NBR Analysis vol. 9, no. 3
Political Legacies and Prospects for Democratic Development in Southeast Asia
This issue of the NBR Analysis focuses on two Southeast Asian nations—Indonesia and Burma—that pose complex challenges to U.S. policymakers. Burma’s military regime, recently renamed the State Peace and Development Committee (SPDC), remains in firm control of the country, despite U.S. efforts to isolate and unseat it. In Indonesia, the economic crisis and concerns about political instability have raised important questions about the most appropriate ways to channel humanitarian and development assistance to the beleaguered economy and to encourage political reform. In the pages that follow, two of America’s leading scholars on Southeast Asia offer rich historical perspective on the contemporary political landscapes of these countries.
In the first essay, Dr.
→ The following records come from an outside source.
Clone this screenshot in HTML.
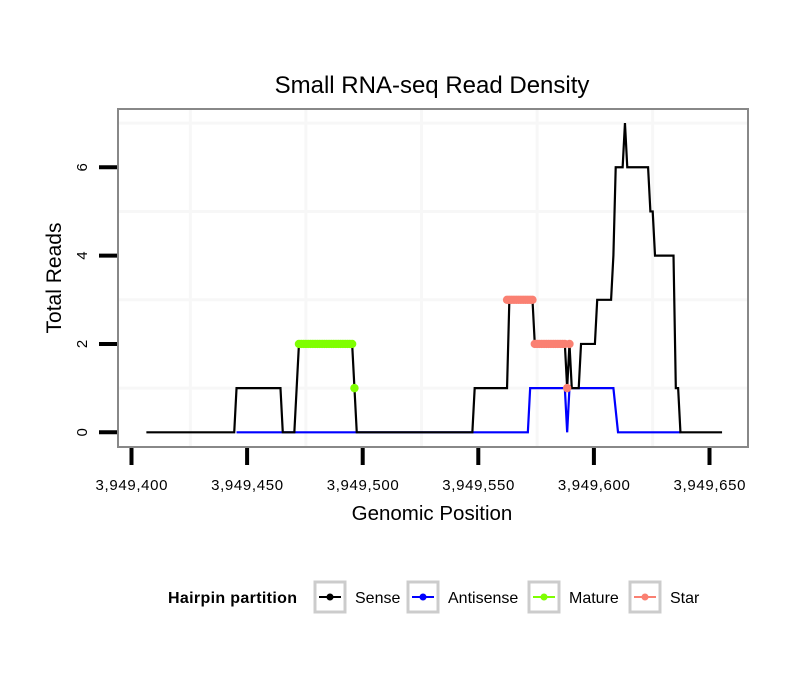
<!DOCTYPE html>
<html><head><meta charset="utf-8"><style>
body{margin:0;background:#fff;}
svg{display:block;font-family:"Liberation Sans",Arial,sans-serif;}
</style></head><body>
<svg id="chart" width="810" height="690" viewBox="0 0 810 690" xmlns="http://www.w3.org/2000/svg">
<rect width="810" height="690" fill="#fff"/>
<text x="432" y="93" font-size="24" text-anchor="middle">Small RNA-seq Read Density</text>
<rect x="118" y="109" width="630" height="338" fill="#fff"/>
<g id="grid"></g>
<g id="series"></g>
<rect x="118" y="109" width="630" height="338" fill="none" stroke="#888" stroke-width="2"/>
<g id="axes"></g>
<text x="432" y="520" font-size="20.5" text-anchor="middle">Genomic Position</text>
<text transform="translate(61,278) rotate(-90)" font-size="21" text-anchor="middle">Total Reads</text>
<g>
<text x="168" y="603" font-size="16" font-weight="bold" textLength="129">Hairpin partition</text>
<g id="legend"></g>
</g>
</svg>
<script>
const xTicks=[3949400,3949450,3949500,3949550,3949600,3949650];
const yTicks=[0,2,4,6];
const xGrid=[3949425,3949475,3949525,3949575,3949625];
const yGrid=[1,3,5,7];
const senseX=[3949406,3949444,3949445,3949464,3949465,3949470,3949471,3949472,3949495,3949496,3949497,3949547,3949548,3949562,3949563,3949573,3949574,3949586,3949587,3949588,3949589,3949590,3949593,3949594,3949600,3949601,3949607,3949608,3949609,3949612,3949613,3949614,3949623,3949624,3949625,3949626,3949634,3949635,3949636,3949637,3949655];
const senseY=[0,0,1,1,0,0,1,2,2,1,0,0,1,1,3,3,2,2,2,1,2,1,1,2,2,3,3,4,6,6,7,6,6,5,5,4,4,1,1,0,0];
const antiX=[3949445,3949571,3949572,3949587,3949588,3949589,3949608,3949610,3949637];
const antiY=[0,0,1,1,0,1,1,0,0];
const matureX=[3949472,3949473,3949474,3949475,3949476,3949477,3949478,3949479,3949480,3949481,3949482,3949483,3949484,3949485,3949486,3949487,3949488,3949489,3949490,3949491,3949492,3949493,3949494,3949495,3949496];
const matureY=[2,2,2,2,2,2,2,2,2,2,2,2,2,2,2,2,2,2,2,2,2,2,2,2,1];
const starX=[3949562,3949563,3949564,3949565,3949566,3949567,3949568,3949569,3949570,3949571,3949572,3949573,3949574,3949575,3949576,3949577,3949578,3949579,3949580,3949581,3949582,3949583,3949584,3949585,3949586,3949587,3949588,3949589];
const starY=[3,3,3,3,3,3,3,3,3,3,3,3,2,2,2,2,2,2,2,2,2,2,2,2,2,2,1,2];
const legendLabels=["Sense","Antisense","Mature","Star"];
const legendColors=["#000000","#0000ff","#7fff00","#fa8072"];

const NS="http://www.w3.org/2000/svg";
function xs(v){return 132.5+(v-3949400)*2.312;}
function ys(v){return 432.3-v*44.17;}
function mk(tag,attrs,parent){const e=document.createElementNS(NS,tag);for(const k in attrs)e.setAttribute(k,attrs[k]);parent.appendChild(e);return e;}
const grid=document.getElementById('grid'),series=document.getElementById('series'),axes=document.getElementById('axes'),legend=document.getElementById('legend');
xGrid.forEach(v=>{const l=mk('line',{x1:xs(v),x2:xs(v),y1:110,y2:446,stroke:'#f7f7f7','stroke-width':3},grid);

});
yGrid.forEach(v=>{const l=mk('line',{x1:119,x2:747,y1:ys(v),y2:ys(v),stroke:'#f7f7f7','stroke-width':3},grid);

});
function line(X,Y,color,name){const d=X.map((x,i)=>(i?'L':'M')+xs(x).toFixed(2)+','+ys(Y[i]).toFixed(2)).join('');
const p=mk('path',{d:d,fill:'none',stroke:color,'stroke-width':2.2,'stroke-linejoin':'miter'},series);

}
function pts(X,Y,color,name){X.forEach((x,i)=>{const c=mk('circle',{cx:xs(x),cy:ys(Y[i]),r:4.2,fill:color},series);

});}
line(antiX,antiY,'#0000ff','antisense-line');
line(senseX,senseY,'#000000','sense-line');
pts(matureX,matureY,'#7fff00','mature-point');
pts(starX,starY,'#fa8072','star-point');
xTicks.forEach(v=>{const t=mk('line',{x1:xs(v)-1,x2:xs(v)-1,y1:448,y2:465,stroke:'#000','stroke-width':4},axes);


const tx=mk('text',{x:xs(v)-1,y:490,'font-size':15,'text-anchor':'middle',textLength:72},axes);tx.textContent=v.toLocaleString('en-US');

});
yTicks.forEach(v=>{const t=mk('line',{x1:99,x2:117,y1:ys(v),y2:ys(v),stroke:'#000','stroke-width':4},axes);


const tx=mk('text',{x:0,y:0,'font-size':15,'text-anchor':'middle',transform:'translate(87,'+ys(v)+') rotate(-90)'},axes);tx.textContent=v;

});
const lx=[315,408,529,630];
legendLabels.forEach((lab,i)=>{const x=lx[i];
const g=mk('g',{},legend);


mk('rect',{x:x,y:582,width:30,height:30,fill:'#fff',stroke:'#ccc','stroke-width':3},g);
mk('line',{x1:x+4,x2:x+26,y1:597,y2:597,stroke:legendColors[i],'stroke-width':2},g);
mk('circle',{cx:x+15,cy:597,r:3.5,fill:legendColors[i]},g);
const t=mk('text',{x:x+40,y:603,'font-size':16},g);t.textContent=lab;});
</script>
</body></html>
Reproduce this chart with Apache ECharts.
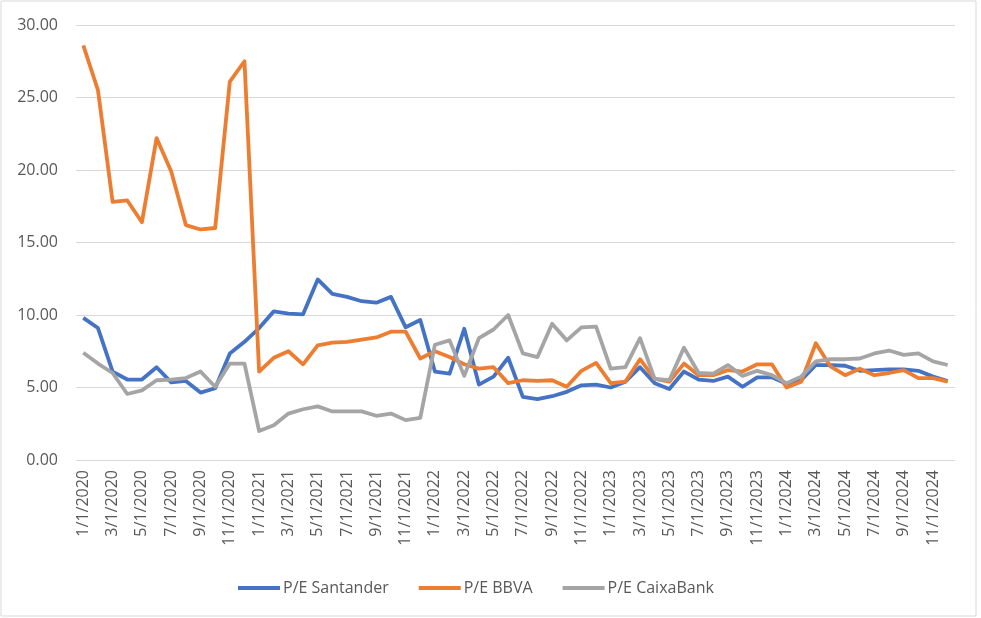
<!DOCTYPE html>
<html>
<head>
<meta charset="utf-8">
<script src="https://cdn.jsdelivr.net/npm/echarts@6/dist/echarts.min.js"></script>
<style>
  html, body { margin: 0; padding: 0; background: #fff; }
  #main { width: 981px; height: 618px; }
</style>
</head>
<body>
<div id="main"></div>
<script>
// monthly dates, 1/1/2020 .. 12/1/2024
var months = [
  '1/1/2020','2/1/2020','3/1/2020','4/1/2020','5/1/2020','6/1/2020','7/1/2020','8/1/2020','9/1/2020','10/1/2020','11/1/2020','12/1/2020',
  '1/1/2021','2/1/2021','3/1/2021','4/1/2021','5/1/2021','6/1/2021','7/1/2021','8/1/2021','9/1/2021','10/1/2021','11/1/2021','12/1/2021',
  '1/1/2022','2/1/2022','3/1/2022','4/1/2022','5/1/2022','6/1/2022','7/1/2022','8/1/2022','9/1/2022','10/1/2022','11/1/2022','12/1/2022',
  '1/1/2023','2/1/2023','3/1/2023','4/1/2023','5/1/2023','6/1/2023','7/1/2023','8/1/2023','9/1/2023','10/1/2023','11/1/2023','12/1/2023',
  '1/1/2024','2/1/2024','3/1/2024','4/1/2024','5/1/2024','6/1/2024','7/1/2024','8/1/2024','9/1/2024','10/1/2024','11/1/2024','12/1/2024'
];

var peSantander = [
  9.8, 9.1, 6.1, 5.55, 5.55, 6.4, 5.35, 5.45, 4.65, 4.95,
  7.35, 8.15, 9.1, 10.25, 10.1, 10.05, 12.45, 11.45, 11.25, 10.95,
  10.85, 11.25, 9.15, 9.65, 6.1, 5.95, 9.05, 5.2, 5.75, 7.05,
  4.35, 4.2, 4.4, 4.7, 5.15, 5.2, 5.0, 5.4, 6.4, 5.3,
  4.9, 6.1, 5.55, 5.45, 5.75, 5.05, 5.7, 5.7, 5.25, 5.5,
  6.55, 6.55, 6.5, 6.15, 6.2, 6.25, 6.25, 6.15, 5.75, 5.45
];

var peBBVA = [
  28.6, 25.5, 17.8, 17.9, 16.4, 22.2, 19.9, 16.2, 15.9, 16.0,
  26.1, 27.5, 6.1, 7.05, 7.5, 6.6, 7.9, 8.1, 8.15, 8.3,
  8.45, 8.85, 8.85, 7.0, 7.5, 7.1, 6.6, 6.3, 6.4, 5.3,
  5.5, 5.45, 5.5, 5.05, 6.15, 6.7, 5.3, 5.4, 6.95, 5.6,
  5.4, 6.65, 5.85, 5.85, 6.2, 6.1, 6.6, 6.6, 5.0, 5.4,
  8.05, 6.45, 5.85, 6.3, 5.85, 6.0, 6.2, 5.65, 5.65, 5.4
];

var peCaixaBank = [
  7.4, 6.65, 6.0, 4.55, 4.8, 5.5, 5.55, 5.65, 6.1, 5.05,
  6.65, 6.65, 2.0, 2.4, 3.2, 3.5, 3.7, 3.35, 3.35, 3.35,
  3.05, 3.2, 2.75, 2.9, 7.95, 8.25, 5.8, 8.4, 9.0, 10.0,
  7.35, 7.1, 9.4, 8.25, 9.15, 9.2, 6.3, 6.4, 8.4, 5.6,
  5.5, 7.75, 6.0, 5.95, 6.55, 5.8, 6.15, 5.85, 5.3, 5.75,
  6.8, 6.95, 6.95, 7.0, 7.35, 7.55, 7.25, 7.35, 6.8, 6.55
];

var seriesNames = ['P/E Santander', 'P/E BBVA', 'P/E CaixaBank'];
var seriesColors = ['#4472C4', '#ED7D31', '#A5A5A5'];

var myChart = echarts.init(document.getElementById('main'));

function lineSeries(idx, values) {
    return {
        name: seriesNames[idx],
        type: 'line',
        data: values,
        symbol: 'none',
        smooth: false,
        lineStyle: { width: 3.8, color: seriesColors[idx], join: 'round' },
        itemStyle: { color: seriesColors[idx] }
    };
}

var option = {
    backgroundColor: '#fff',
    animation: false,
    textStyle: { fontFamily: 'Open Sans' },
    graphic: [{
        type: 'rect',
        shape: { x: 1, y: 1, width: 975, height: 615 },
        style: { fill: 'none', stroke: '#D9D9D9', lineWidth: 1 },
        silent: true
    }],
    grid: { left: 76, right: 26, top: 25, bottom: 158 },
    legend: {
        data: seriesNames,
        bottom: 17,
        left: 233,
        icon: 'rect',
        itemWidth: 42,
        itemHeight: 4,
        itemGap: 30,
        textStyle: { color: '#595959', fontSize: 16, fontFamily: 'Open Sans', padding: [0, 0, 0, -2] }
    },
    xAxis: {
        type: 'category',
        data: months,
        boundaryGap: true,
        axisLine: { show: false },
        axisTick: { show: false },
        axisLabel: {
            interval: 1,
            rotate: 90,
            color: '#595959',
            fontSize: 16,
            margin: 10
        }
    },
    yAxis: {
        type: 'value',
        min: 0,
        max: 30,
        interval: 5,
        axisLine: { show: false },
        axisTick: { show: false },
        splitLine: { lineStyle: { color: '#D9D9D9', width: 1 } },
        axisLabel: {
            color: '#595959',
            fontSize: 16,
            margin: 18,
            formatter: function (v) { return v.toFixed(2); }
        }
    },
    series: [
        lineSeries(0, peSantander),
        lineSeries(1, peBBVA),
        lineSeries(2, peCaixaBank)
    ]
};

myChart.setOption(option);
</script>
</body>
</html>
Mary Callahan, assistant professor of national security affairs at the Naval Postgraduate School, addresses the political and socioeconomic conditions that obstructed Burma’s democratic development in the 1950s and are still very much a factor today. These barriers include: (1) the inadequate political basis for federalism in the multiethnic country; (2) a crisis of state capacity rooted in the fragmented nature of Burmese society; and (3) an institutional intolerance of dissent on the part of authoritarian and pro-democracy organizations alike. She points out that current U.S. policy does little to address these hurdles, and until they are overcome it is unlikely that democratic government could be sustained in Burma—even if efforts to unseat the ruling junta were successful. Moreover, Dr. Callahan argues that the “all-or-nothing” approach of the United States, which focuses on deposing the military government, raises the cost of conciliation for all parties and leaves the ruling junta with little incentive to negotiate.
Professor Donald Emmerson of the University of Wisconsin-Madison turns to the political question of presidential succession in Indonesia. He notes the likelihood that medical or political circumstances may prevent President Soeharto from completing the five-year term to which he was re-elected in March 1998. Through a careful examination of constitutional and historical evidence, Professor Emmerson argues that the vaguely worded, yet symbolically powerful 1945 constitution will establish important parameters for the succession process. The U.S. should neither isolate nor embrace Indonesia’s controversial president, the author concludes, but should seek bilateral and multilateral channels of assistance to those least responsible for the economic crisis and least able to withstand its effects.